If the story seems oddly familiar, it’s because it almost exactly mirrors Jerry Zucker’s Ghost, where Patrick Swayze, a ghost out to protect his beloved woman and to uncover the truth behind his death, famously possesses Whoopi Goldberg, landing the charismatic comedienne a Best Supporting Actress nod in the Oscars. Except for the entire art angle which the movie only stereotypes anyway, Portrait of My Love, copies each and every twist and turn of Zucker’s supernatural romance.

MEETING. Polo plays a teacher who meets a student played by Kiray.

But it isn’t the witless lack of originality that is Portrait of My Love’s biggest sin.

It is its glaring laziness and its shameful refusal to be truly imaginative. There are very lengthy stretches in the film that resemble karaoke videos. It also doesn’t help that the score sounds like something that a hack would cook up using a cheap synthesizer.
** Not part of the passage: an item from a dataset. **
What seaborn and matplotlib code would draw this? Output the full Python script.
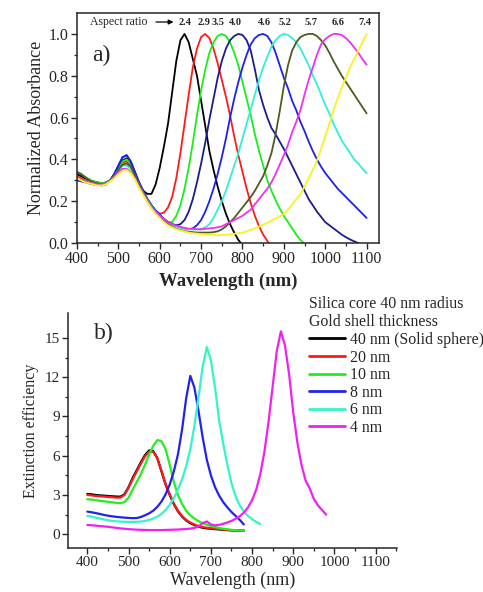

The dialogues are embarrassingly bland. The staging of the scenes is dull and dreary. There is just nothing in the movie that could push it to be even just a tad bit entertaining. Everything is so half-baked that the earnestness that could sometimes make an observably bad film strangely fun out of sheer campiness is just not there.
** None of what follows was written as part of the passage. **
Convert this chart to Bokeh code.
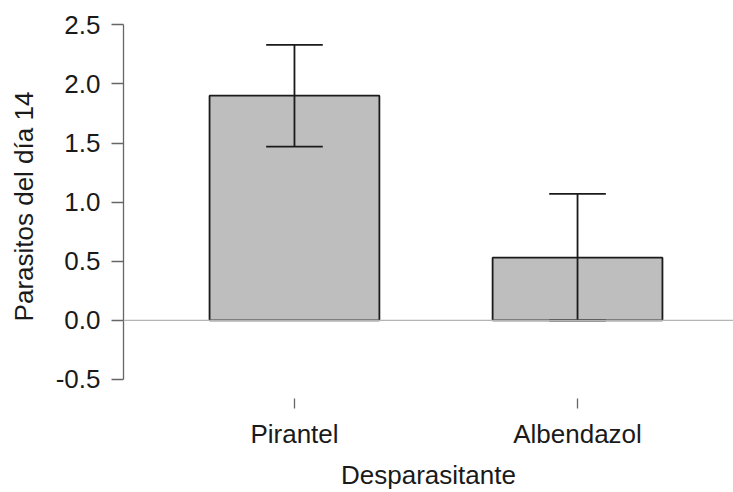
from bokeh.plotting import figure
from bokeh.models import FixedTicker, Range1d, Span, ColumnDataSource
from bokeh.embed import file_html
from bokeh.resources import INLINE

categories = ["Pirantel", "Albendazol"]
positions = [1, 2]
means = [1.90, 0.53]
lower = [1.47, 0.0]
upper = [2.33, 1.07]
y_ticks = [-0.5, 0.0, 0.5, 1.0, 1.5, 2.0, 2.5]
y_tick_labels = ["-0.5", "0.0", "0.5", "1.0", "1.5", "2.0", "2.5"]

FONT = "Liberation Sans"
FS = "26px"

p = figure(width=733, height=492, output_backend="svg", toolbar_location=None,
           x_range=Range1d(0.396, 2.551), y_range=Range1d(-0.661, 2.587),
           min_border_left=123, min_border_right=0, min_border_top=14, min_border_bottom=94)
p.outline_line_color = None
p.grid.grid_line_color = None
p.background_fill_color = "white"

src = ColumnDataSource(dict(x=positions, top=means, lo=lower, hi=upper,
                            cl=[v - 0.1 for v in positions], cr=[v + 0.1 for v in positions]))

p.add_layout(Span(location=0, dimension="width", line_color="#b4b4b4", line_width=1.2))
p.vbar(x="x", top="top", bottom=0, width=0.6, source=src,
       fill_color="#bebebe", line_color="#1a1a1a", line_width=1.8)
p.segment(x0="x", x1="x", y0="lo", y1="hi", source=src, line_color="#1a1a1a", line_width=1.8)
p.segment(x0="cl", x1="cr", y0="hi", y1="hi", source=src, line_color="#1a1a1a", line_width=1.8)
p.segment(x0="cl", x1="cr", y0="lo", y1="lo", source=src, line_color="#1a1a1a", line_width=1.8)

# y axis
ya = p.yaxis[0]
ya.ticker = FixedTicker(ticks=y_ticks)
ya.major_label_overrides = {t: s for t, s in zip(y_ticks, y_tick_labels)}
ya.bounds = (-0.5, 2.5)
ya.major_tick_in = 0
ya.major_tick_out = 12
ya.minor_tick_line_color = None
ya.axis_line_color = "#666666"
ya.major_tick_line_color = "#666666"
ya.axis_line_width = 1.3
ya.major_tick_line_width = 1.3
ya.major_label_text_font = FONT
ya.major_label_text_font_size = FS
ya.major_label_text_color = "#1a1a1a"
ya.major_label_standoff = 11
ya.axis_label = "Parasitos del día 14"
ya.axis_label_text_font = FONT
ya.axis_label_text_font_size = FS
ya.axis_label_text_font_style = "normal"
ya.axis_label_text_color = "#1a1a1a"
ya.axis_label_standoff = 14

# x axis
xa = p.xaxis[0]
xa.ticker = FixedTicker(ticks=positions)
xa.major_label_overrides = {pos: c for pos, c in zip(positions, categories)}
xa.axis_line_color = None
xa.major_tick_in = 0
xa.major_tick_out = 10
xa.minor_tick_line_color = None
xa.major_tick_line_color = "#666666"
xa.major_tick_line_width = 1.3
xa.major_label_text_font = FONT
xa.major_label_text_font_size = FS
xa.major_label_text_color = "#1a1a1a"
xa.major_label_standoff = 10
xa.axis_label = "Desparasitante"
xa.axis_label_text_font = FONT
xa.axis_label_text_font_size = FS
xa.axis_label_text_font_style = "normal"
xa.axis_label_text_color = "#1a1a1a"
xa.axis_label_standoff = 8

open("out.html", "w").write(file_html(p, INLINE))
HELP. Kiray's character seeks help from a medium played by Cai Cortez.

Not even a parody

At the very least, Portrait of My Love should be funny.

After all, this is a film with characters whose names are MonayLisa and Dabinti. It is almost as if the entire thing is really just a parody. However, if Manansala’s movie was intended to be a parody, it is quite a poor one because none of its gags land. The jokes are just utterly miserable.
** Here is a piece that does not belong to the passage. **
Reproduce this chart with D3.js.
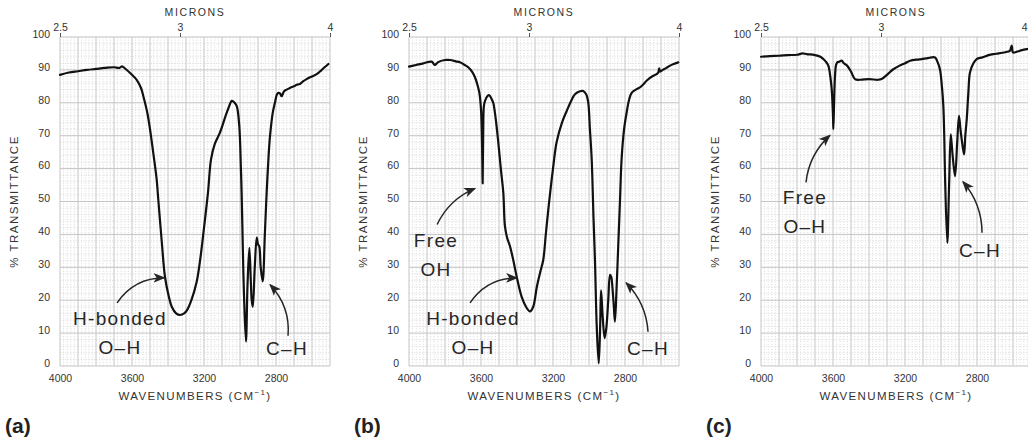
<!DOCTYPE html>
<html>
<head>
<meta charset="utf-8">
<script src="https://cdn.jsdelivr.net/npm/d3@7"></script>
<style>
  html, body { margin: 0; padding: 0; background: #fff; }
  svg { display: block; }
  text { font-family: "Liberation Sans", Arial, Helvetica, sans-serif; }
</style>
</head>
<body>
<svg id="chart" width="1028" height="448"></svg>
<script>
// IR spectra: [wavenumber (cm-1), % transmittance]
const spectrumA = [
  [4000,88.5],[3950,89.2],[3900,89.6],[3850,90],[3800,90.3],[3750,90.6],[3700,90.8],[3670,90.6],
  [3655,91.1],[3640,90.5],[3600,88.5],[3574,87],[3550,84.5],[3537,82],[3515,77],[3500,72],
  [3480,64],[3463,56.7],[3454,50.6],[3435,38],[3417,27.2],[3395,21],[3379,18],[3355,16],
  [3333,15.5],[3310,16],[3296,16.8],[3270,20],[3241,25.5],[3222,32],[3200,42],[3178,52.6],
  [3161,62.8],[3140,67.5],[3111,71],[3080,76],[3060,79],[3046,80.6],[3030,80],[3018,79],
  [3004,73],[2995,60],[2991,52.7],[2984,35],[2978,22],[2967,7.4],[2958,25],[2948,35.9],
  [2940,26],[2935,20],[2929,18],[2918,30],[2907,39],[2900,37],[2893,36.4],[2885,30],
  [2874,25.7],[2862,40],[2852,52.6],[2840,65],[2833,70],[2818,77],[2806,80],[2795,82.5],
  [2787,83],[2777,82.8],[2769,82],[2755,83.5],[2741,84],[2720,84.6],[2700,85],[2685,85.5],
  [2667,85.7],[2650,86.5],[2630,87.2],[2600,88],[2574,88.7],[2550,89.8],[2530,90.8],[2509,91.8]
];
const spectrumB = [
  [4000,91],[3960,91.5],[3920,92],[3874,92.5],[3856,91.5],[3840,92.3],[3800,93],[3772,93],
  [3740,92.6],[3717,92.3],[3690,91.5],[3671,90.8],[3650,89.5],[3633,87.7],[3620,85.5],[3609,83],
  [3600,78],[3596,72],[3592,60],[3591,55.5],[3588,70],[3584,79],[3578,80.5],[3565,82],
  [3554,82.3],[3540,81],[3532,80],[3518,75],[3504,68],[3490,60],[3476,52.6],[3467,42.5],
  [3455,39],[3439,36.4],[3420,32],[3402,27.2],[3374,21],[3350,18],[3328,16.6],[3310,18],
  [3290,24],[3272,28.3],[3254,32.3],[3240,40],[3226,47.6],[3200,60],[3180,68],[3150,74],
  [3124,77.5],[3100,80.5],[3078,82.6],[3050,83.5],[3032,83.6],[3015,82.5],[3004,80],[2995,72],
  [2985,62.8],[2975,45],[2967,32.3],[2957,12],[2946,0.8],[2938,12],[2933,23],[2924,15],
  [2913,8.5],[2903,12],[2893,20],[2883,27.7],[2876,27],[2870,24],[2862,18],[2856,13.5],
  [2848,22],[2837,37.4],[2828,50],[2819,62.8],[2805,72],[2791,77],[2777,81],[2763,83],
  [2740,84],[2717,84.7],[2700,85.5],[2680,86.7],[2650,88],[2625,88.7],[2615,89.2],[2610,90.5],
  [2605,89.5],[2590,90],[2570,90.6],[2550,91.3],[2530,91.8],[2504,92.3]
];
const spectrumC = [
  [4000,94],[3950,94.2],[3900,94.3],[3850,94.5],[3800,94.6],[3770,95],[3746,94.8],[3700,94.5],
  [3670,94],[3654,93.3],[3640,92.5],[3626,91.3],[3615,88],[3607,84],[3600,76],[3598,72],
  [3594,80],[3589,88],[3583,91.5],[3576,92.3],[3565,92.5],[3552,92.8],[3540,92],[3522,91.3],
  [3500,89.5],[3478,87.2],[3450,87],[3400,87.2],[3350,87],[3330,87.2],[3300,88.5],[3265,90.2],
  [3230,91.3],[3200,92],[3172,92.8],[3120,93.2],[3080,93.5],[3033,93.8],[3020,92.5],[3006,90.2],
  [2995,85],[2987,79],[2982,70],[2978,58.7],[2965,37.4],[2955,55],[2946,70.4],[2940,67],
  [2935,63.8],[2922,57.7],[2910,68],[2900,76],[2892,72],[2885,68.9],[2872,64.3],[2865,70],
  [2857,75],[2848,83],[2839,89.2],[2820,92],[2802,93.3],[2770,93.8],[2740,94.4],[2709,94.8],
  [2680,95],[2650,95.3],[2625,95.6],[2617,95.8],[2607,97.4],[2600,95.3],[2580,95.5],[2550,96],
  [2524,96.3],[2500,96.5]
];

const transmittanceTicks = [0, 10, 20, 30, 40, 50, 60, 70, 80, 90, 100];
const wavenumberTicks = [4000, 3600, 3200, 2800];
const micronTicks = [2.5, 3, 4];
const panelLabels = ["(a)", "(b)", "(c)"];

// Peak annotations per panel: text lines, text anchor point, arrow from -> to (data units)
const annotationsA = [
  { lines: ["H-bonded", "O\u2013H"], at: [3667, 14.6], from: [3683, 19.2], to: [3420, 26.8], bend: 14 },
  { lines: ["C\u2013H"], at: [2739, 5.5], from: [2733, 9.2], to: [2833, 24.7], bend: -12 }
];
const annotationsB = [
  { lines: ["Free", "OH"], at: [3850, 38.4], from: [3844, 43], to: [3633, 54], bend: 10 },
  { lines: ["H-bonded", "O\u2013H"], at: [3644, 14.6], from: [3661, 19.2], to: [3400, 26.8], bend: 14 },
  { lines: ["C\u2013H"], at: [2672, 5.5], from: [2672, 10.4], to: [2794, 25.3], bend: -10 }
];
const annotationsC = [
  { lines: ["Free", "O\u2013H"], at: [3756, 51.5], from: [3750, 55.8], to: [3617, 70.1], bend: 10 },
  { lines: ["C\u2013H"], at: [2783, 35.4], from: [2772, 40.5], to: [2878, 56], bend: -10 }
];

const panels = [
  { label: panelLabels[0], data: spectrumA, notes: annotationsA, left: 60 },
  { label: panelLabels[1], data: spectrumB, notes: annotationsB, left: 409 },
  { label: panelLabels[2], data: spectrumC, notes: annotationsC, left: 761 }
];

const svg = d3.select("#chart");
const width = +svg.attr("width");
const plotW = 270, plotTop = 37, plotBottom = 366;
const ink = "#262626";

svg.append("defs").append("marker")
  .attr("id", "head")
  .attr("viewBox", "0 0 10 10")
  .attr("refX", 9).attr("refY", 5)
  .attr("markerWidth", 12).attr("markerHeight", 12)
  .attr("markerUnits", "userSpaceOnUse")
  .attr("orient", "auto")
  .append("path").attr("d", "M0,1 L10,5 L0,9 L2.5,5 Z").attr("fill", ink);

panels.forEach(p => {
  const x = d3.scaleLinear().domain([4000, 2500]).range([p.left, p.left + plotW]);
  const y = d3.scaleLinear().domain([0, 100]).range([plotBottom, plotTop]);
  const g = svg.append("g");

  // minor dotted grid
  const minorX = d3.range(4000, 2499, -20).filter(v => v % 100 !== 0);
  const minorY = d3.range(0, 101, 2).filter(v => v % 10 !== 0);
  g.append("g").selectAll("line").data(minorX).join("line")
    .attr("x1", d => x(d)).attr("x2", d => x(d))
    .attr("y1", plotTop).attr("y2", plotBottom)
    .attr("stroke", "#cfcfcf").attr("stroke-width", 0.8).attr("stroke-dasharray", "1 1.6");
  g.append("g").selectAll("line").data(minorY).join("line")
    .attr("x1", p.left).attr("x2", p.left + plotW)
    .attr("y1", d => y(d)).attr("y2", d => y(d))
    .attr("stroke", "#d6d6d6").attr("stroke-width", 0.8).attr("stroke-dasharray", "1 1.6");

  // major grid
  g.append("g").selectAll("line").data(d3.range(4000, 2499, -100)).join("line")
    .attr("x1", d => x(d)).attr("x2", d => x(d))
    .attr("y1", plotTop).attr("y2", plotBottom)
    .attr("stroke", "#c4c4c4").attr("stroke-width", 1);
  g.append("g").selectAll("line").data(transmittanceTicks).join("line")
    .attr("x1", p.left).attr("x2", p.left + plotW)
    .attr("y1", d => y(d)).attr("y2", d => y(d))
    .attr("stroke", "#c4c4c4").attr("stroke-width", 1);

  // axes
  const styleAxis = a => {
    a.select(".domain").remove();
    a.selectAll("text").attr("fill", "#333").style("font-size", "10.5px")
      .style("font-family", "'Liberation Sans', Arial, sans-serif");
    a.selectAll(".tick line").attr("stroke", "#555");
  };
  g.append("g").attr("transform", "translate(" + p.left + ",-3)")
    .call(d3.axisLeft(y).tickValues(transmittanceTicks).tickSize(0).tickPadding(10))
    .call(styleAxis);
  g.append("g").attr("transform", "translate(0," + plotBottom + ")")
    .call(d3.axisBottom(x).tickValues(wavenumberTicks).tickSize(0).tickPadding(9)
      .tickFormat(d3.format("d")))
    .call(styleAxis);
  const top = g.append("g").attr("transform", "translate(0," + plotTop + ")")
    .call(d3.axisTop(x).tickValues(micronTicks.map(m => 1e4 / m)).tickSize(4).tickPadding(2)
      .tickFormat((d, i) => micronTicks[i]))
    .call(styleAxis);
  // keep a label inside the page when its tick sits at the right edge
  top.selectAll(".tick text").filter(d => x(d) > width - 6).attr("text-anchor", "end")
    .attr("x", d => width - 1 - x(d));

  // axis titles
  const cx = p.left + plotW / 2;
  g.append("text").attr("x", cx).attr("y", 13).attr("text-anchor", "middle")
    .attr("dominant-baseline", "middle").attr("fill", "#333")
    .style("font-size", "10.5px").style("letter-spacing", "1.6px").text("MICRONS");
  const wt = g.append("text").attr("x", cx).attr("y", 397).attr("text-anchor", "middle")
    .attr("dominant-baseline", "middle").attr("fill", "#333")
    .style("font-size", "11.5px").style("letter-spacing", "1.4px");
  wt.append("tspan").text("WAVENUMBERS (CM");
  wt.append("tspan").attr("dy", -4).style("font-size", "8px").text("\u22121");
  wt.append("tspan").attr("dy", 4).text(")");
  g.append("text")
    .attr("transform", "translate(" + (p.left - 45) + "," + (plotTop + plotBottom) / 2 + ") rotate(-90)")
    .attr("text-anchor", "middle").attr("dominant-baseline", "middle").attr("fill", "#333")
    .style("font-size", "11.5px").style("letter-spacing", "1.5px").text("% TRANSMITTANCE");

  // spectrum trace
  const line = d3.line().x(d => x(d[0])).y(d => y(d[1])).curve(d3.curveCatmullRom.alpha(0.5));
  g.append("path").datum(p.data).attr("d", line)
    .attr("fill", "none").attr("stroke", "#111").attr("stroke-width", 2.2)
    .attr("stroke-linejoin", "round").attr("stroke-linecap", "round");

  // annotations
  p.notes.forEach(n => {
    const [sx, sy] = [x(n.from[0]), y(n.from[1])];
    const [ex, ey] = [x(n.to[0]), y(n.to[1])];
    const dx = ex - sx, dy = ey - sy, len = Math.hypot(dx, dy);
    const qx = (sx + ex) / 2 + dy / len * n.bend;
    const qy = (sy + ey) / 2 - dx / len * n.bend;
    g.append("path").attr("d", "M" + sx + "," + sy + " Q" + qx + "," + qy + " " + ex + "," + ey)
      .attr("fill", "none").attr("stroke", ink).attr("stroke-width", 1.5)
      .attr("marker-end", "url(#head)");
    const t = g.append("text").attr("text-anchor", "middle").attr("fill", ink)
      .style("font-size", "19px").style("letter-spacing", "1.3px");
    n.lines.forEach((s, i) => {
      t.append("tspan").attr("x", x(n.at[0])).attr("y", y(n.at[1]) + 7 + i * 29).text(s);
    });
  });

  // panel label
  g.append("text").attr("x", p.left - 55).attr("y", 433).attr("fill", "#222")
    .style("font-size", "21px").style("font-weight", "bold").text(p.label);
});
</script>
</body>
</html>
In fact, Celis, who can always turn the flattest of roles into something of a comic relief, is just mirthless here.

It also doesn’t help that Ravales just seems to be going through the motions of lousily mouthing his lines and standing still like a piece of driftwood. However, the real culprit here is just Manansala’s uninspired direction and his miserable cluelessness that his supposedly hilarious rip-off of Ghost is never going to fly with derivative punchlines and tired slapstick.

Pointless torture

Simply put, sitting through Portrait of My Love is pointless torture.

There is more pleasure to be had in watching paint dry. – Rappler.com

 

 Francis Joseph Cruz litigates for a living and writes about cinema for fun. The first Filipino movie he saw in the theaters was Carlo J. Caparas’ Tirad Pass.

Since then, he’s been on a mission to find better memories with Philippine cinema.